Liberating the Joycean Corpus
The recent entering of James Joyce’s oeuvre into the public domain has led to a surge of renewed interest in his writing. The following excerpts have been pulled from just a few of the many exciting new editions of Joyce’s most famous works that publishers the world over have planned for the coming weeks and months:
From The Barefoot Schoolhouse’s illustrated copy of “The Dead”:
Yep, the TV weather guy got it right: it is snowing lots and lots all over the land of Ireland.
From the Little Debbie Appreciation Society’s YouTube! video “Molly’s Soliloquy”:
…yes first I gave him the bit of Banana Pudding Roll out of my mouth and it was leapyear like now yes 16 years ago my Gosh after that long kiss I ate a whole box of those Zebra Cakes and yes then there were the Star Crunches and they weren’t melted one bit and oh yes the Swiss Rolls so many Swiss Rolls…
From the Life Affirmations pamphlet “Araby”:
Gazing up into the darkness I saw myself as a valuable, lovable person driven to succeed and destined to manifest my dreams; and my eyes misted over with courage and positivity.
From the CleanReadz version of the Nausicaa episode of Ulysses:
O — all your — – — I saw — – made me — – — we two — — — she — – — – — met him — – — – — – — your wife — – — – — – young eyes — – — dreams return — – — – — – — – next year — – — – — – — – –.
From the Lola loves Max 4Ever Press version of A Portrait of the Artist as a Young Man:
16 April: So outie!
The music be pumpin’ over in Amsterdam.
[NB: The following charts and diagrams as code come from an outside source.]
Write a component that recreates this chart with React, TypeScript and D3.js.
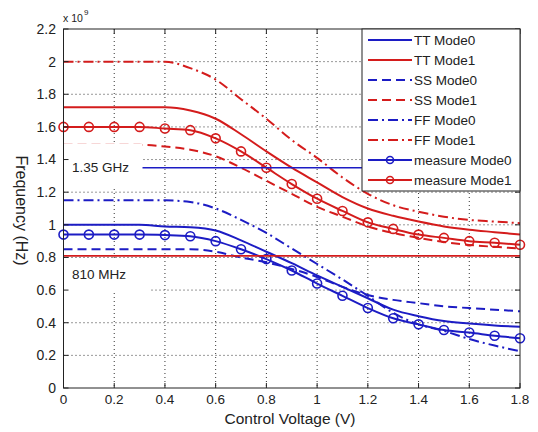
import React from 'react';
import * as d3 from 'd3';

// control voltage samples (V)
const volts = [0, 0.1, 0.2, 0.3, 0.4, 0.5, 0.6, 0.7, 0.8, 0.9, 1.0, 1.1, 1.2, 1.3, 1.4, 1.5, 1.6, 1.7, 1.8];

// frequencies, x 10^9 Hz
const ttMode0 = [1.0, 1.0, 1.0, 1.0, 0.99, 0.985, 0.965, 0.905, 0.835, 0.765, 0.69, 0.62, 0.55, 0.48, 0.44, 0.41, 0.395, 0.383, 0.375];
const ttMode1 = [1.72, 1.72, 1.72, 1.72, 1.72, 1.7, 1.65, 1.555, 1.45, 1.35, 1.26, 1.17, 1.1, 1.055, 1.02, 0.99, 0.97, 0.955, 0.94];
const ssMode0 = [0.85, 0.85, 0.85, 0.85, 0.85, 0.85, 0.835, 0.8, 0.77, 0.73, 0.68, 0.62, 0.57, 0.54, 0.52, 0.5, 0.49, 0.48, 0.47];
const ssMode1 = [1.49, 1.49, 1.49, 1.49, 1.48, 1.46, 1.42, 1.35, 1.27, 1.19, 1.11, 1.05, 0.99, 0.95, 0.92, 0.895, 0.877, 0.865, 0.855];
const ffMode0 = [1.15, 1.15, 1.15, 1.15, 1.15, 1.14, 1.1, 1.03, 0.95, 0.855, 0.76, 0.665, 0.565, 0.46, 0.39, 0.35, 0.3, 0.26, 0.225];
const ffMode1 = [2.0, 2.0, 2.0, 2.0, 2.0, 1.96, 1.89, 1.77, 1.65, 1.52, 1.41, 1.29, 1.19, 1.12, 1.08, 1.05, 1.03, 1.02, 1.01];
const measMode0 = [0.94, 0.94, 0.94, 0.94, 0.937, 0.93, 0.9, 0.85, 0.79, 0.72, 0.64, 0.565, 0.49, 0.427, 0.39, 0.355, 0.34, 0.32, 0.305];
const measMode1 = [1.6, 1.6, 1.6, 1.6, 1.59, 1.58, 1.53, 1.45, 1.35, 1.25, 1.16, 1.085, 1.015, 0.975, 0.94, 0.92, 0.9, 0.89, 0.878];

// reference levels
const refHigh = 1.35;
const refLow = 0.81;

const xTicks = [0, 0.2, 0.4, 0.6, 0.8, 1, 1.2, 1.4, 1.6, 1.8];
const yTicks = [0, 0.2, 0.4, 0.6, 0.8, 1, 1.2, 1.4, 1.6, 1.8, 2, 2.2];

const BLUE = '#1c1cc4';
const RED = '#d41c1c';
const FONT = 'Liberation Sans, Arial, sans-serif';

const series = [
  { name: 'TT Mode0', values: ttMode0, color: BLUE, dash: null, marker: false },
  { name: 'TT Mode1', values: ttMode1, color: RED, dash: null, marker: false },
  { name: 'SS Mode0', values: ssMode0, color: BLUE, dash: '9,5', marker: false },
  { name: 'SS Mode1', values: ssMode1, color: RED, dash: '9,5', marker: false },
  { name: 'FF Mode0', values: ffMode0, color: BLUE, dash: '10,4,2,4', marker: false },
  { name: 'FF Mode1', values: ffMode1, color: RED, dash: '10,4,2,4', marker: false },
  { name: 'measure Mode0', values: measMode0, color: BLUE, dash: null, marker: true },
  { name: 'measure Mode1', values: measMode1, color: RED, dash: null, marker: true },
];

const App = () => {
  const left = 63.5;
  const right = 520;
  const top = 29;
  const bottom = 388;

  const x = d3.scaleLinear().domain([0, 1.8]).range([left, right]);
  const y = d3.scaleLinear().domain([0, 2.2]).range([bottom, top]);

  const line = d3
    .line<number>()
    .x((d, i) => x(volts[i]))
    .y(d => y(d))
    .curve(d3.curveMonotoneX);

  const legX = 362;
  const legY = 29;
  const legW = 158;
  const legH = 162;

  return (
    <svg width={538} height={432} style={{ position: 'absolute', left: 0, top: 0, background: '#fff' }}>
      <rect x={0} y={0} width={538} height={432} fill="#fff" />

      {/* Grid */}
      {xTicks.slice(1, -1).map(t => (
        <line key={'gx' + t} x1={x(t)} x2={x(t)} y1={top} y2={bottom} stroke="#333" strokeWidth={1} strokeDasharray="1,3" />
      ))}
      {yTicks.slice(1, -1).map(t => (
        <line key={'gy' + t} x1={left} x2={right} y1={y(t)} y2={y(t)} stroke="#333" strokeWidth={1} strokeDasharray="1,3" />
      ))}

      {/* Curves */}
      {series.map(s => (
        <path
          key={s.name}
          d={line(s.values) || ''}
          fill="none"
          stroke={s.color}
          strokeWidth={2}
          strokeDasharray={s.dash || undefined}
        />
      ))}
      {series
        .filter(s => s.marker)
        .map(s =>
          s.values.map((v, i) => (
            <circle key={s.name + i} cx={x(volts[i])} cy={y(v)} r={4.5} fill="none" stroke={s.color} strokeWidth={1.6} />
          ))
        )}

      {/* Reference lines */}
      <line x1={x(0)} x2={x(1.8)} y1={y(refHigh)} y2={y(refHigh)} stroke={BLUE} strokeWidth={1.6} />
      <line x1={x(0)} x2={x(1.8)} y1={y(refLow)} y2={y(refLow)} stroke={RED} strokeWidth={1.8} />

      {/* Reference labels */}
      <rect x={left} y={y(refHigh) - 24} width={79} height={44} fill="#fff" />
      <text x={72} y={y(refHigh)} dy="0.35em" fontFamily={FONT} fontSize={13.5} fill="#222">
        1.35 GHz
      </text>
      <rect x={left} y={y(refLow) + 4} width={86} height={33} fill="#fff" />
      <text x={72} y={y(refLow) + 18} dy="0.35em" fontFamily={FONT} fontSize={13.5} fill="#222">
        810 MHz
      </text>

      {/* Frame and ticks */}
      <rect x={left} y={top} width={right - left} height={bottom - top} fill="none" stroke="#222" strokeWidth={1} />
      {xTicks.map(t => (
        <g key={'tx' + t}>
          <line x1={x(t)} x2={x(t)} y1={bottom} y2={bottom - 5} stroke="#222" />
          <line x1={x(t)} x2={x(t)} y1={top} y2={top + 5} stroke="#222" />
          <text x={x(t)} y={404} textAnchor="middle" fontFamily={FONT} fontSize={13.5} fill="#222">
            {t}
          </text>
        </g>
      ))}
      {yTicks.map(t => (
        <g key={'ty' + t}>
          <line x1={left} x2={left + 5} y1={y(t)} y2={y(t)} stroke="#222" />
          <line x1={right} x2={right - 5} y1={y(t)} y2={y(t)} stroke="#222" />
          <text x={56} y={y(t)} dy="0.35em" textAnchor="end" fontFamily={FONT} fontSize={14} fill="#222">
            {t}
          </text>
        </g>
      ))}

      {/* Exponent */}
      <text x={63} y={22} fontFamily={FONT} fontSize={10.5} fill="#222">
        x 10
      </text>
      <text x={84} y={15} fontFamily={FONT} fontSize={8} fill="#222">
        9
      </text>

      {/* Axis labels */}
      <text x={290} y={424} textAnchor="middle" fontFamily={FONT} fontSize={15.5} fill="#222">
        Control Voltage (V)
      </text>
      <text
        transform={`translate(22, ${(top + bottom) / 2 + 2}) rotate(90)`}
        textAnchor="middle"
        dy="0.35em"
        fontFamily={FONT}
        fontSize={16}
        fill="#222"
      >
        Frequency (Hz)
      </text>

      {/* Legend */}
      <rect x={legX} y={legY} width={legW} height={legH} fill="#fff" stroke="#222" strokeWidth={1} />
      {series.map((s, i) => {
        const ly = legY + 11 + i * 20;
        return (
          <g key={'leg' + s.name}>
            <line x1={368} x2={412} y1={ly} y2={ly} stroke={s.color} strokeWidth={2} strokeDasharray={s.dash || undefined} />
            {s.marker && <circle cx={390} cy={ly} r={3.5} fill="none" stroke={s.color} strokeWidth={1.6} />}
            <text x={414} y={ly} dy="0.35em" fontFamily={FONT} fontSize={13.5} fill="#222">
              {s.name}
            </text>
          </g>
        );
      })}
    </svg>
  );
};

export default App;
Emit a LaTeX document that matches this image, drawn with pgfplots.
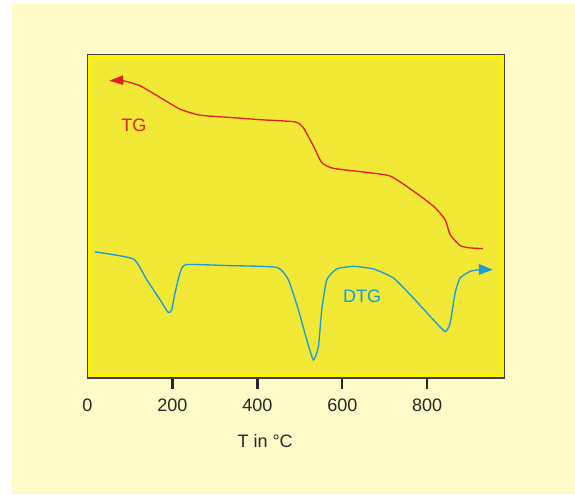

I hear they voices hollerin’ ‘Get ya’ bad self on over here. It’s time to get sweaty on the dance floor. It’s time to shake you’re groove thang. You one of us now.’
26 April: Ma is packin’ my new pimp threads. She’s gettin’ all up in my face about learnin’ something and absence makes the heart grow fonder. Whatevs. I’m gonna go tear up the continent. I’m gonna represent.
27 April: Irish and proud, yo! It’s go time.
From the ending of Pageant Pride’s version of “A Mother”:
They thought that they had only a girl to deal with and that therefore, they could ride roughshod over her. But she would show them their mistake. They wouldn’t have dared to have treated her like that if she had been a man. But she would see that her daughter got her rights: she wouldn’t be fooled.
So she made a big fuss, and the promoter gave her daughter four more concerts, and a talent agent was in the audience for the second performance. And then three talent agents the next night. And then fifteen for the final performance. And after that there was a bidding war, and her daughter signed a huge contract with CAA, and she was officially made her daughter’s manager with business cards and everything, and eventually the two of them also got their own reality show. And her daughter had a successful career, but everybody knew it was all thanks to her mom. The end.
From 17th Earl Publishing’s version of Ulysses:
Sitting at his side Stephen solved out the problem. He proved by algebra that Edward de Vere’s ghost is Hamlet’s grandfather.
NOTE: the Dothraki translation of Finnegan’s Wake has been stalled by a dispute over whether or not animacy, which affects noun declensions, should be ignored or not when dealing with the many portmanteaus in the original text.